If you have been waiting for upsets, then Week 5 was the week for you. Four of the top 10, six of the top 15, and eight of the top 21 teams got taken down this week. The Big Ten owns five of the top 11 teams (four from the Big Ten East… just saying) and Alabama and Georgia continue to dominate the top with Penn State and Iowa close behind. The Pac 12 continued the yearly tradition of opening the season promising and then slipping up a few weeks in while the Big 12 is floating. Last but not least, the Group of Five made a statement in South Bend. The question begs, will this be the most eventful week of the college football season? 

Say Goodbye to The Pac-12

Technically, there is just barely an outside shot for the potential Pac 12 champ to get into the playoff. I believe at this point the only team capable of getting in from the Pac 12 is Oregon, given that they went into the Horseshoe and beat Brutus and the Buckeyes Week 2, which is easily the conference’s best win to this point. However, Oregon came in extremely sluggish against the Stanford Cardinal, and while they did all they could to take the game into overtime, they couldn’t overcome the rough start. The Pac 12 top to bottom has been the weakest Power-5 conference in the past few years. Oregon would have to win the rest of their games fairly handily and hope a Big Ten, SEC, or Big 12 contender slips up at least twice along the way to even have a reasonable chance in my eyes. In other words, see you next season Pac 12. 

Group of 5 = IN?

With Cincinnati overpowering the Irish on the road this past weekend, the Group of Five is finally in a prime position to slide into the playoff conversation. SMU is surging right into the top 25 as well, giving the Bearcats a ranked opponent on the backend of their schedule and another opportunity to showcase their worth.

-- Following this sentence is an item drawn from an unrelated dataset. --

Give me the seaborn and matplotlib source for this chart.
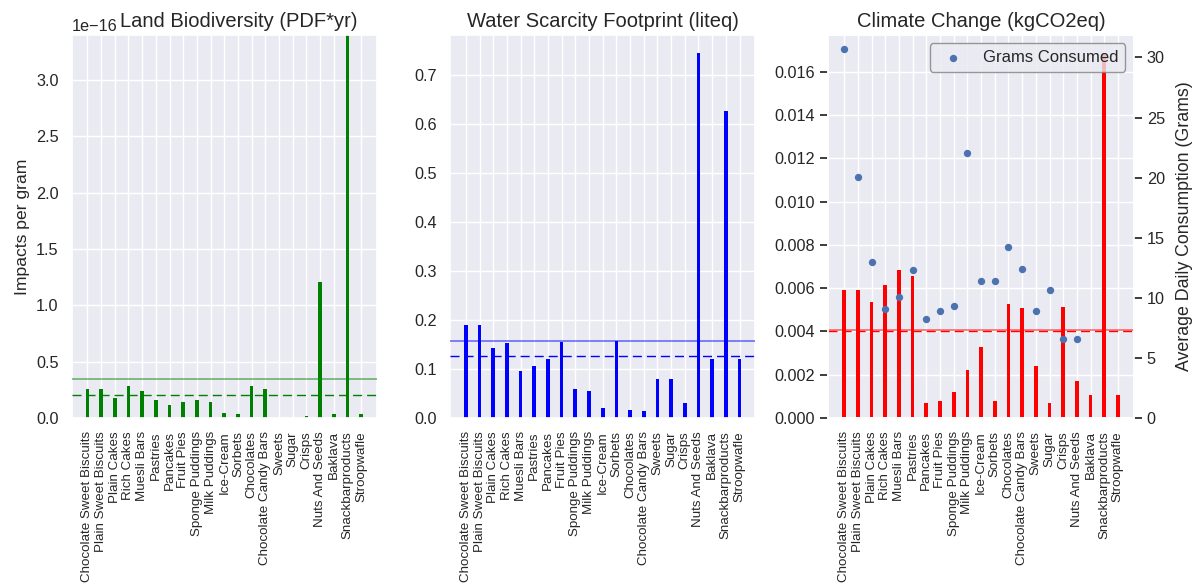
import numpy as np
import pandas as pd
import matplotlib
matplotlib.use("Agg")
import matplotlib.pyplot as plt
import seaborn as sns

categories = [
    "Chocolate Sweet Biscuits", "Plain Sweet Biscuits", "Plain Cakes", "Rich Cakes",
    "Muesli Bars", "Pastries", "Pancakes", "Fruit Pies", "Sponge Puddings",
    "Milk Puddings", "Ice-Cream", "Sorbets", "Chocolates", "Chocolate Candy Bars",
    "Sweets", "Sugar", "Crisps", "Nuts And Seeds", "Baklava", "Snackbarproducts",
    "Stroopwafle",
]

# Land biodiversity (PDF*yr per gram), in units of 1e-16
land_1e16 = [0.254, 0.254, 0.180, 0.280, 0.243, 0.157, 0.118, 0.142, 0.163, 0.139,
             0.044, 0.038, 0.280, 0.254, 0.0, 0.0, 0.015, 1.21, 0.038, 3.40, 0.038]

# Water scarcity footprint (liteq per gram)
water = [0.191, 0.191, 0.1435, 0.154, 0.097, 0.107, 0.120, 0.156, 0.060, 0.055,
         0.020, 0.158, 0.017, 0.015, 0.079, 0.079, 0.030, 0.7455, 0.120, 0.6265, 0.120]

# Climate change (kgCO2eq per gram), in units of 1e-3
climate_1e3 = [5.93, 5.93, 5.37, 6.13, 6.83, 6.58, 0.70, 0.79, 1.19, 2.20,
               3.27, 0.79, 5.25, 5.08, 2.41, 0.67, 5.11, 1.72, 1.07, 16.85, 1.07]

# Average daily consumption (grams); no value for the last three
grams = [30.67, 20.08, 12.98, 9.09, 10.09, 12.34, 8.24, 8.93, 9.32, 22.05,
         11.40, 11.40, 14.23, 12.42, 8.90, 10.68, 6.60, 6.60, np.nan, np.nan, np.nan]

titles = ["Land Biodiversity (PDF*yr)", "Water Scarcity Footprint (liteq)",
          "Climate Change (kgCO2eq)"]
colors = ["green", "blue", "red"]

sns.set_theme(style="darkgrid")
plt.rcParams["font.family"] = ["Liberation Sans", "DejaVu Sans"]

land = np.array(land_1e16) * 1e-16
climate = np.array(climate_1e3) * 1e-3
g = np.array(grams, dtype=float)
series = [land, np.array(water), climate]

fig, axes = plt.subplots(1, 3, figsize=(11.99, 5.86), dpi=100)
fig.subplots_adjust(left=0.0598, right=0.9455, bottom=0.2867, top=0.9403, wspace=0.240)

n = len(categories)
w = 0.27
pad = 0.05 * (n - 1 + w)

for i, (ax, vals, col, title) in enumerate(zip(axes, series, colors, titles)):
    df = pd.DataFrame({"cat": categories, "val": vals})
    sns.barplot(data=df, x="cat", y="val", color=col, width=w, saturation=1,
                linewidth=0, ax=ax)
    ax.grid(True, axis="both")
    mean = np.mean(vals)
    mask = ~np.isnan(g)
    wmean = np.sum(vals[mask] * g[mask]) / np.sum(g[mask])
    ax.axhline(mean, color=col, alpha=0.5, lw=1.3, zorder=3)
    ax.axhline(wmean, color=col, lw=1.0, linestyle=(0, (6.5, 3.6)), zorder=3)
    ax.set_xlim(-w / 2 - pad, n - 1 + w / 2 + pad)
    if i == 0:
        ax.set_ylim(0, vals.max())
    else:
        ax.set_ylim(0, vals.max() * 1.05)
    ax.set_title(title, fontsize=14.5, x=0.547 if i == 0 else 0.5, y=1.0, pad=6)
    ax.set_xlabel("")
    ax.set_ylabel("")
    ax.tick_params(axis="x", labelrotation=90, labelsize=9.6)
    ax.tick_params(axis="y", labelsize=11.7)
    ax.yaxis.get_offset_text().set_fontsize(11.7)

axes[0].set_ylabel("Impacts per gram", fontsize=12.6)

ax2 = axes[2].twinx()
sns.scatterplot(x=np.arange(n), y=g, ax=ax2, color="#4c72b0", s=28, linewidth=0,
                label="Grams Consumed", zorder=4)
ax2.set_ylim(bottom=0)
ax2.grid(False)
ax2.tick_params(axis="y", labelsize=11.7)
ax2.set_ylabel("Average Daily Consumption (Grams)", fontsize=12.8, labelpad=8)
ax2.legend(loc="upper right", fontsize=12, edgecolor="0.5", framealpha=0.8)
axes[2].set_xlim(-w / 2 - pad, n - 1 + w / 2 + pad)

fig.savefig("out.png", dpi=100)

Their defense ranks top 30 nationally in yards per game and top 10 in yards per play and team passing efficiency defense while forcing 8 interceptions in just four games. The Bearcats quality of opponents was their downfall until they went into South Bend and made a statement beating the Irish. Denying a one loss Cincinnati is one thing, but an undefeated Bearcats team with wins over Notre Dame and SMU is another. 

Time to Talk About The Sooners

Oklahoma survived yet another close game against Kansas State, a team that continues to give them problems year after year. Oklahoma may be undefeated, but the game against Kansas State was their fourth game in five weeks that has been decided by 7 points or fewer. That wouldn’t be saying much except for the fact that they haven’t even played a ranked team yet. That all changes this week in the Red River Rivalry game when Steve Sarkisian’s 23rd ranked Texas Longhorns battle the Sooners. Oklahoma’s defense has struggled this season against moderate offenses and the Longhorn’s offense will be like nothing they’ve seen yet this season. Texas needs a statement win to vault themselves back into a playoff conversation and nothing screams statement win more than a convincing win over the Sooners. 

SEC Powers Prevail

Coming into this past weekend, the talk was all about two SEC bouts: Ole Miss vs Alabama, and Arkansas vs Georgia. People wondered whether Lane Kiffin’s Running Rebels could challenge the Crimson Tide and if the Razorbacks could make it interesting against the Bulldogs. The short answer is a resounding no. Alabama and Georgia proved again why they are ranked first and second in the country. The Bulldogs’ defense would be the reason I would personally elevate them to the top spot, pushing the Crimson Tide to two, but unfortunately I don’t make the AP poll. Georgia shut out a Razorback offense that came in averaging around 30 points per game, holding them to just 9 first downs and 3 of 12 on 3rd down. Arkansas’ offense managed just 162 total yards (87 passing and 75 rushing), while the Bulldogs’ offense did most of their damage primarily on the ground. The passing offense has been a slight concern for Georgia, but with the defense they have, it remains to be seen whether or not it will ever be a concern. This Georgia team is reminiscent of another SEC team just two years ago led by a transfer quarterback (hint: think LSU). The only difference is in which facet of the game they dominate.